▶ **Collected data**:
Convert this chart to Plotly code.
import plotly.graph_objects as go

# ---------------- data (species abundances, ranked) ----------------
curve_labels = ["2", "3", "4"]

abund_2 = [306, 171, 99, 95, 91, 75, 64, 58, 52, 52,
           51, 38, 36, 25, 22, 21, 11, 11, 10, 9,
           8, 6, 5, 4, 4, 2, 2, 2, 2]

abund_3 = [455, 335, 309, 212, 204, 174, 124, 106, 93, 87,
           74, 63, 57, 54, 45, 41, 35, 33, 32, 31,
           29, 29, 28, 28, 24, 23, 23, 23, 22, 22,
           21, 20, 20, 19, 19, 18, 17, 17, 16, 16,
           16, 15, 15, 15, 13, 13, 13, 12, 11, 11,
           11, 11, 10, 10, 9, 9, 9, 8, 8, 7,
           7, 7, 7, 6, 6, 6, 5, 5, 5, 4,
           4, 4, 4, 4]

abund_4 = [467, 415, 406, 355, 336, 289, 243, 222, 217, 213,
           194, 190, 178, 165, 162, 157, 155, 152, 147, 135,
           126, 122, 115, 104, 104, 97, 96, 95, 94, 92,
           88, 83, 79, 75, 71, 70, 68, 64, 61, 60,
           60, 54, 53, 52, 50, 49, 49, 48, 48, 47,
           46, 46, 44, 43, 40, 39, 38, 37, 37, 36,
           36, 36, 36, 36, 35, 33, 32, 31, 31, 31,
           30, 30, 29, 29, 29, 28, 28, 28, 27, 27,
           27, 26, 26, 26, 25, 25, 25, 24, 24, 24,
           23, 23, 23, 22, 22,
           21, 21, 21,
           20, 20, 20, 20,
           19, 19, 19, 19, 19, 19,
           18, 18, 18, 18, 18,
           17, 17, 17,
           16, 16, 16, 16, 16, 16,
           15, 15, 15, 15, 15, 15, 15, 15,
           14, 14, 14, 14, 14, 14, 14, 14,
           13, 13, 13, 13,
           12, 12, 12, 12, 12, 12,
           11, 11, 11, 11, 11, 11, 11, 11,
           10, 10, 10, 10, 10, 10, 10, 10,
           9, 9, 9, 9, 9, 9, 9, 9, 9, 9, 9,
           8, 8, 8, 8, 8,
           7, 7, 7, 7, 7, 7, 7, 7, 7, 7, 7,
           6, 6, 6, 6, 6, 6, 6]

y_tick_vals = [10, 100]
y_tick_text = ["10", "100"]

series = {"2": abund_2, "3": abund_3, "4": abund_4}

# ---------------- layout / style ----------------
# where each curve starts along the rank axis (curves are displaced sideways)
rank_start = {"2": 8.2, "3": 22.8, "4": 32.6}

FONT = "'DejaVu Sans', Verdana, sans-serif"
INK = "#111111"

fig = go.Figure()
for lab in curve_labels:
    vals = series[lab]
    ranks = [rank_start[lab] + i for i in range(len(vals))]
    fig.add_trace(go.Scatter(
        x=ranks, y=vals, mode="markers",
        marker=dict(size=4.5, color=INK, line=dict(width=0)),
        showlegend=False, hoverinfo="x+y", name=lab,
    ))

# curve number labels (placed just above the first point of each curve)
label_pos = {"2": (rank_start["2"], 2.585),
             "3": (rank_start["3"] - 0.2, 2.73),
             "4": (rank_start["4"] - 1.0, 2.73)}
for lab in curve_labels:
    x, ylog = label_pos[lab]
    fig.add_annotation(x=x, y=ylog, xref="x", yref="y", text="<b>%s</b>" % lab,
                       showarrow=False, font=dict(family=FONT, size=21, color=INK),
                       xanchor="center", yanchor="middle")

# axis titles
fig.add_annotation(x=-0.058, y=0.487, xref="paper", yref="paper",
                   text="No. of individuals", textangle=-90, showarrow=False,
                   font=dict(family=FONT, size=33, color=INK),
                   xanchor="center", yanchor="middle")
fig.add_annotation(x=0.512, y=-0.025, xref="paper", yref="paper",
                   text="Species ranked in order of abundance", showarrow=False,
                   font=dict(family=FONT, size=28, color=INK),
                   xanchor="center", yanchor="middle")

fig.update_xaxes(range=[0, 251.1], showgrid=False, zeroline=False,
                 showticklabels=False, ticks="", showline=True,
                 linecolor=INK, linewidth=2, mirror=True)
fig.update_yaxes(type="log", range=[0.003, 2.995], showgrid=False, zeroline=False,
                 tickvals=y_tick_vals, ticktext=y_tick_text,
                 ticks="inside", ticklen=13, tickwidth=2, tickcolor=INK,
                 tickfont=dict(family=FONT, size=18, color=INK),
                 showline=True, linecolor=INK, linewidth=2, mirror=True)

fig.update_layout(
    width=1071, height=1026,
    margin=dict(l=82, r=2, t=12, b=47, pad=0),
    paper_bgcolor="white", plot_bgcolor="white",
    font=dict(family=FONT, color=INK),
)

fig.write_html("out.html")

▶ **Exercise brief**:
Extract the lines above, from the first one through the one containing "8, 6, 5, 4, 4, 2, 2, 2, 2]", and return only those, unchanged.

▶ **Task solution**:
Convert this chart to Plotly code.
import plotly.graph_objects as go

# ---------------- data (species abundances, ranked) ----------------
curve_labels = ["2", "3", "4"]

abund_2 = [306, 171, 99, 95, 91, 75, 64, 58, 52, 52,
           51, 38, 36, 25, 22, 21, 11, 11, 10, 9,
           8, 6, 5, 4, 4, 2, 2, 2, 2]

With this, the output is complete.